I still need help with this problem...
Calculate the concentration of the solution
the molality of hydroxide ions in a solution prepared from 9.16 g of barium hydroxide dissolved in 179 g of water
I do not know how to approach this...I keep doing something wrong.
It's easy to post a question and say you're doing something wrong. You should post your work and let us see what you are doing wrong. We can catch hidden errors that way. Here is what you do.
Convert 9.16 g Ba(OH)2 to moles.
There are two OH^- per mole Ba(OH)2; therefore, moles Ba(OH)2 x 2 = moles OH^-
Then moles OH^-/kg water = m of OH^-
To calculate the concentration of the solution (molality of hydroxide ions), you need to follow these steps:
1. Convert the given mass of barium hydroxide (9.16 g) to moles. This can be done by dividing the mass by the molar mass of barium hydroxide (Ba(OH)2), which is calculated by adding the atomic masses of each element: Ba (137.33 g/mol), O (16.00 g/mol), and H (1.01 g/mol).

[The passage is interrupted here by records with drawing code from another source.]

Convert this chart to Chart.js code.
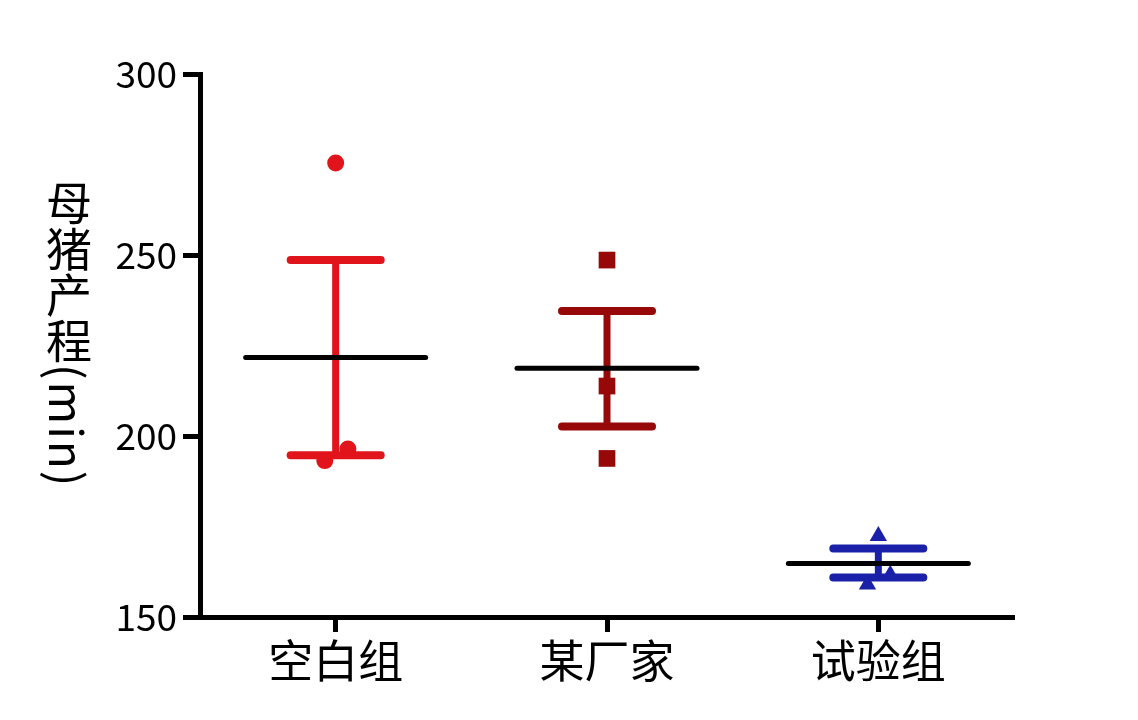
<!DOCTYPE html>
<html>
<head>
<meta charset="utf-8">
<script src="https://cdn.jsdelivr.net/npm/chart.js@4.4.1/dist/chart.umd.min.js"></script>
<style>
  html, body { margin: 0; padding: 0; background: #fff; }
  #wrap { position: relative; width: 1138px; height: 720px; }
  #yTitle {
    position: absolute;
    left: 46px;
    top: 180px;
    writing-mode: vertical-rl;
    font-family: "Noto Sans CJK SC", sans-serif;
    font-size: 46px;
    line-height: 1;
    color: #000;
    white-space: nowrap;
  }
  #yTitle span { letter-spacing: 2px; }
</style>
</head>
<body>
<div id="wrap">
  <canvas id="chart" width="1138" height="720"></canvas>
  <div id="yTitle">母猪产程<span>(min)</span></div>
</div>
<script>
const categories = ['空白组', '某厂家', '试验组'];

// individual animals
const blankValues = [275.4, 193.2, 196.4];
const factoryValues = [248.6, 213.8, 193.8];
const trialValues = [172.4, 161.7, 159.0];

// horizontal scatter of the dots, in category units
const blankJitter = [0, -0.04, 0.045];
const factoryJitter = [0, 0, 0];
const trialJitter = [0, 0.044, -0.04];

// mean line and error bar ends per group
const means = [221.7, 218.7, 164.8];
const errHigh = [248.6, 234.5, 168.9];
const errLow = [194.7, 202.6, 160.9];

const yTicks = [150, 200, 250, 300];

const colors = ['#e2141b', '#970808', '#1a20a8'];
const FONT = '"Noto Sans CJK SC", sans-serif';

function points(values, jitter, idx) {
  return values.map((v, k) => ({ x: idx + jitter[k], y: v }));
}

const errorBars = {
  id: 'errorBars',
  beforeDatasetsDraw(chart) {
    const { ctx, scales: { x, y } } = chart;
    ctx.save();
    categories.forEach((c, i) => {
      const cx = x.getPixelForValue(i);
      const top = y.getPixelForValue(errHigh[i]);
      const bot = y.getPixelForValue(errLow[i]);
      ctx.strokeStyle = colors[i];
      ctx.lineWidth = 7;
      ctx.lineCap = 'butt';
      ctx.beginPath();
      ctx.moveTo(cx, top);
      ctx.lineTo(cx, bot);
      ctx.stroke();
      ctx.lineWidth = 8;
      ctx.lineCap = 'round';
      [top, bot].forEach(py => {
        ctx.beginPath();
        ctx.moveTo(cx - 45, py);
        ctx.lineTo(cx + 45, py);
        ctx.stroke();
      });
    });
    ctx.restore();
  },
  afterDatasetsDraw(chart) {
    const { ctx, scales: { x, y } } = chart;
    ctx.save();
    ctx.strokeStyle = '#000';
    ctx.lineWidth = 5;
    ctx.lineCap = 'round';
    categories.forEach((c, i) => {
      const cx = x.getPixelForValue(i);
      const my = y.getPixelForValue(means[i]);
      ctx.beginPath();
      ctx.moveTo(cx - 90, my);
      ctx.lineTo(cx + 90, my);
      ctx.stroke();
    });
    ctx.restore();
  }
};

new Chart(document.getElementById('chart'), {
  type: 'scatter',
  data: {
    datasets: [
      {
        label: categories[0],
        data: points(blankValues, blankJitter, 0),
        pointStyle: 'circle',
        pointRadius: 8.5,
        backgroundColor: colors[0],
        borderColor: colors[0],
        borderWidth: 0
      },
      {
        label: categories[1],
        data: points(factoryValues, factoryJitter, 1),
        pointStyle: 'rect',
        pointRadius: 11.8,
        backgroundColor: colors[1],
        borderColor: colors[1],
        borderWidth: 0
      },
      {
        label: categories[2],
        data: points(trialValues, trialJitter, 2),
        pointStyle: 'triangle',
        pointRadius: 10,
        backgroundColor: colors[2],
        borderColor: colors[2],
        borderWidth: 0
      }
    ]
  },
  options: {
    responsive: false,
    animation: false,
    layout: { padding: { top: 74, right: 124, left: 0, bottom: 0 } },
    plugins: { legend: { display: false }, tooltip: { enabled: false } },
    scales: {
      x: {
        type: 'linear',
        min: -0.5,
        max: 2.5,
        afterBuildTicks: s => { s.ticks = categories.map((c, i) => ({ value: i })); },
        afterFit: s => { s.height = 103; },
        ticks: {
          callback: v => categories[v],
          color: '#000',
          font: { family: FONT, size: 45 },
          padding: 2,
          maxRotation: 0
        },
        grid: { drawOnChartArea: false, drawTicks: true, tickLength: 15, tickWidth: 5, tickColor: '#000' },
        border: { display: true, color: '#000', width: 5 }
      },
      y: {
        min: 150,
        max: 300,
        afterBuildTicks: s => { s.ticks = yTicks.map(v => ({ value: v })); },
        afterFit: s => { s.width = 200; },
        ticks: {
          color: '#000',
          font: { family: FONT, size: 37 },
          padding: 6
        },
        grid: { drawOnChartArea: false, drawTicks: true, tickLength: 17, tickWidth: 5, tickColor: '#000' },
        border: { display: true, color: '#000', width: 5 }
      }
    }
  },
  plugins: [errorBars]
});
</script>
</body>
</html>
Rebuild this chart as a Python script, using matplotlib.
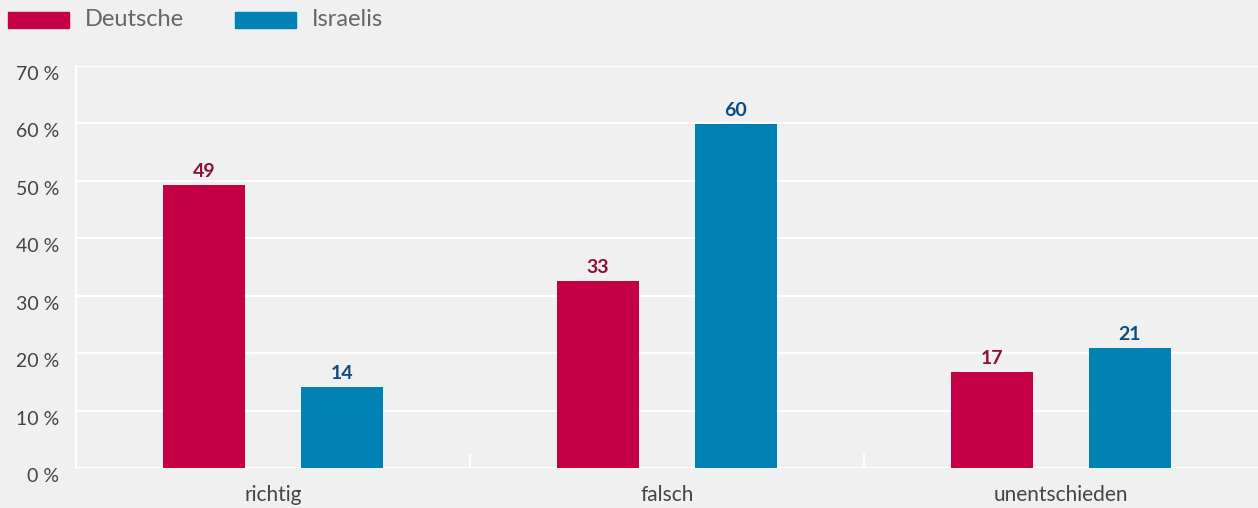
import matplotlib.pyplot as plt
import numpy as np
from matplotlib.patches import Rectangle

categories = ["richtig", "falsch", "unentschieden"]
series = ["Deutsche", "Israelis"]
deutsche = [49.3, 32.6, 16.7]
israelis = [14.1, 59.9, 20.9]
yticks = [0, 10, 20, 30, 40, 50, 60, 70]

bg = "#f0f0f0"
bar_colors = ["#c40046", "#0083b4"]
label_colors = ["#8a0f3c", "#0d4a84"]

plt.rcParams['font.family'] = ['Lato', 'DejaVu Sans']

fig = plt.figure(figsize=(12.58, 5.08), dpi=100)
fig.patch.set_facecolor(bg)
ax = fig.add_axes([76 / 1258, 40 / 508, 1182 / 1258, 402 / 508])
ax.set_facecolor(bg)

x = np.arange(len(categories))
width = 0.21
offset = 0.175
for vals, col, lcol, sign in [(deutsche, bar_colors[0], label_colors[0], -1),
                              (israelis, bar_colors[1], label_colors[1], 1)]:
    bars = ax.bar(x + sign * offset, vals, width, color=col, zorder=3)
    for b, v in zip(bars, vals):
        ax.text(b.get_x() + b.get_width() / 2, v + 0.9, f"{round(v)}",
                ha='center', va='bottom', fontsize=14, fontweight='bold',
                color=lcol, zorder=4)

ax.set_xlim(-0.5, 2.5)
ax.set_ylim(0, 70)
ax.set_yticks(yticks)
ax.set_yticklabels([f"{t} %" for t in yticks])
for lab in ax.get_yticklabels():
    lab.set_va('top')
ax.set_xticks(x)
ax.set_xticklabels(categories)
ax.set_xticks([0.5, 1.5], minor=True)
ax.tick_params(axis='x', which='major', length=0, labelsize=15, colors='#444444', pad=12)
ax.tick_params(axis='x', which='minor', length=10, width=1.5, color='white', direction='in')
ax.tick_params(axis='y', length=0, labelsize=14, colors='#444444', pad=12)
ax.grid(axis='y', color='white', linewidth=1.5, zorder=0)
for s in ['top', 'right', 'bottom']:
    ax.spines[s].set_visible(False)
ax.spines['left'].set_color('white')
ax.spines['left'].set_linewidth(1.5)

# legend
W, H = 1258, 508
for i, (name, col) in enumerate(zip(series, bar_colors)):
    x0 = 8 + i * 227
    fig.add_artist(Rectangle((x0 / W, 1 - 28 / H), 61 / W, 16 / H,
                             transform=fig.transFigure, color=col))
    fig.text((x0 + 77) / W, 1 - 20 / H, name, fontsize=17,
             color='#666666', va='center', ha='left')

fig.savefig("out.png", dpi=100, facecolor=bg)
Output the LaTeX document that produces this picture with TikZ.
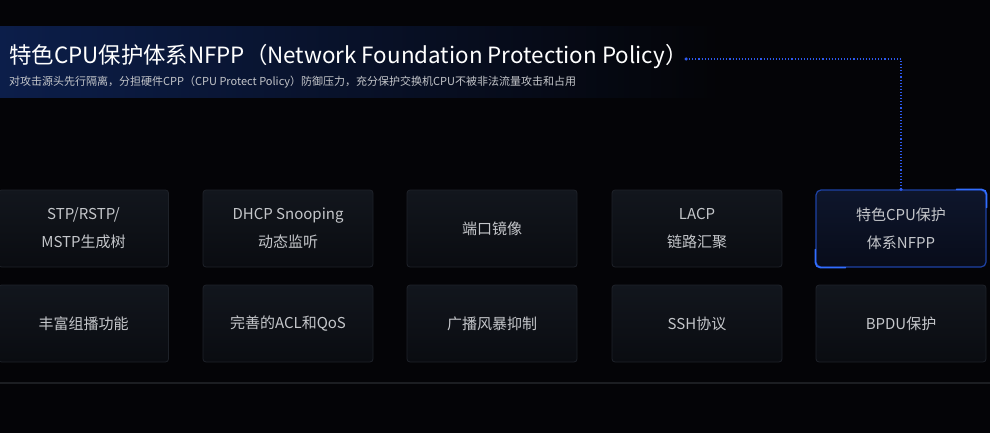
\documentclass[tikz,border=0pt]{standalone}
\usepackage{fontspec}
\setmainfont{Noto Sans CJK SC}
\definecolor{bg}{RGB}{4,4,7}
\definecolor{band}{RGB}{12,30,74}
\definecolor{boxtop}{RGB}{18,22,29}
\definecolor{boxbot}{RGB}{10,12,17}
\definecolor{boxline}{RGB}{30,34,41}
\definecolor{txt}{RGB}{196,198,202}
\definecolor{hidim}{RGB}{30,66,165}
\definecolor{hilite}{RGB}{50,110,255}
\definecolor{hitop}{RGB}{14,22,44}
\definecolor{hibot}{RGB}{8,12,26}
\definecolor{dotblue}{RGB}{45,90,240}
\definecolor{rule}{RGB}{28,30,34}
\tikzset{
  featbox/.style={rectangle, rounded corners=3pt, minimum width=170pt, minimum height=77pt,
    draw=boxline, line width=0.8pt, top color=boxtop, bottom color=boxbot, text=txt,
    font=\fontsize{15}{28}\selectfont, align=center, inner sep=0pt},
  hibox/.style={featbox, rounded corners=5pt, draw=hidim, line width=1.2pt, top color=hitop, bottom color=hibot},
  glow/.style={draw=hilite, line width=1.6pt, rounded corners=5pt, line cap=round},
  link/.style={draw=dotblue, line width=1.1pt, dotted},
  enddot/.style={circle, fill=dotblue, inner sep=0pt, minimum size=3.5pt}
}
\begin{document}
\begin{tikzpicture}[x=1pt,y=-1pt]
\fill[bg] (0,0) rectangle (990,433);
\useasboundingbox (0,0) rectangle (990,433);
\shade[left color=band, right color=bg] (0,27) rectangle (720,98);
\node[anchor=base west, text=white, font=\fontsize{22.4}{22.4}\selectfont, inner sep=0pt] (title) at (9,64)
  {特色CPU保护体系NFPP（Network Foundation Protection Policy）};
\node[anchor=base west, text=txt, font=\fontsize{11}{11}\selectfont, inner sep=0pt] (sub) at (9,86)
  {对攻击源头先行隔离，分担硬件CPP（CPU Protect Policy）防御压力，充分保护交换机CPU不被非法流量攻击和占用};
\node[featbox] (b1) at (83.5,228.5) {STP/RSTP/\\MSTP生成树};
\node[featbox] (b2) at (288,228.5) {DHCP Snooping\\动态监听};
\node[featbox] (b3) at (492,228.5) {端口镜像};
\node[featbox] (b4) at (697,228.5) {LACP\\链路汇聚};
\node[hibox] (b5) at (901,228.5) {特色CPU保护\\体系NFPP};
\draw[glow] ([xshift=-30pt]b5.north east) -- (b5.north east) -- ([yshift=-18pt]b5.north east);
\draw[glow] ([yshift=18pt]b5.south west) -- (b5.south west) -- ([xshift=30pt]b5.south west);
\node[featbox] (c1) at (83.5,323.5) {丰富组播功能};
\node[featbox] (c2) at (288,323.5) {完善的ACL和QoS};
\node[featbox] (c3) at (492,323.5) {广播风暴抑制};
\node[featbox] (c4) at (697,323.5) {SSH协议};
\node[featbox] (c5) at (901,323.5) {BPDU保护};
\coordinate (start) at (686,59);
\node[enddot] at (start) {};
\node[enddot] at (b5.north) {};
\draw[link] (start) -| (b5.north);
\coordinate (ruleL) at (0,383);
\coordinate (ruleR) at (990,383);
\draw[rule, line width=1.5pt] (ruleL) -- (ruleR);
\end{tikzpicture}
\end{document}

The molar mass of Ba(OH)2 is 137.33 + (2 * 16.00) + (2 * 1.01) = 171.33 g/mol.
Moles of Ba(OH)2 = mass of Ba(OH)2 / molar mass of Ba(OH)2
= 9.16 g / 171.33 g/mol
2. Calculate the moles of hydroxide ions (OH-) since each barium hydroxide molecule dissociates to produce two hydroxide ions.
Moles of OH- = 2 * moles of Ba(OH)2
3. Calculate the mass of water in kilograms by dividing the given mass (179 g) by 1000.
Mass of water (in kg) = 179 g / 1000
4. Finally, compute the molality of hydroxide ions in the solution by dividing the moles of hydroxide ions by the mass of water in kilograms.
Molality = Moles of OH- / Mass of water (in kg)
Now, you can plug in the values into the equations and solve it step by step.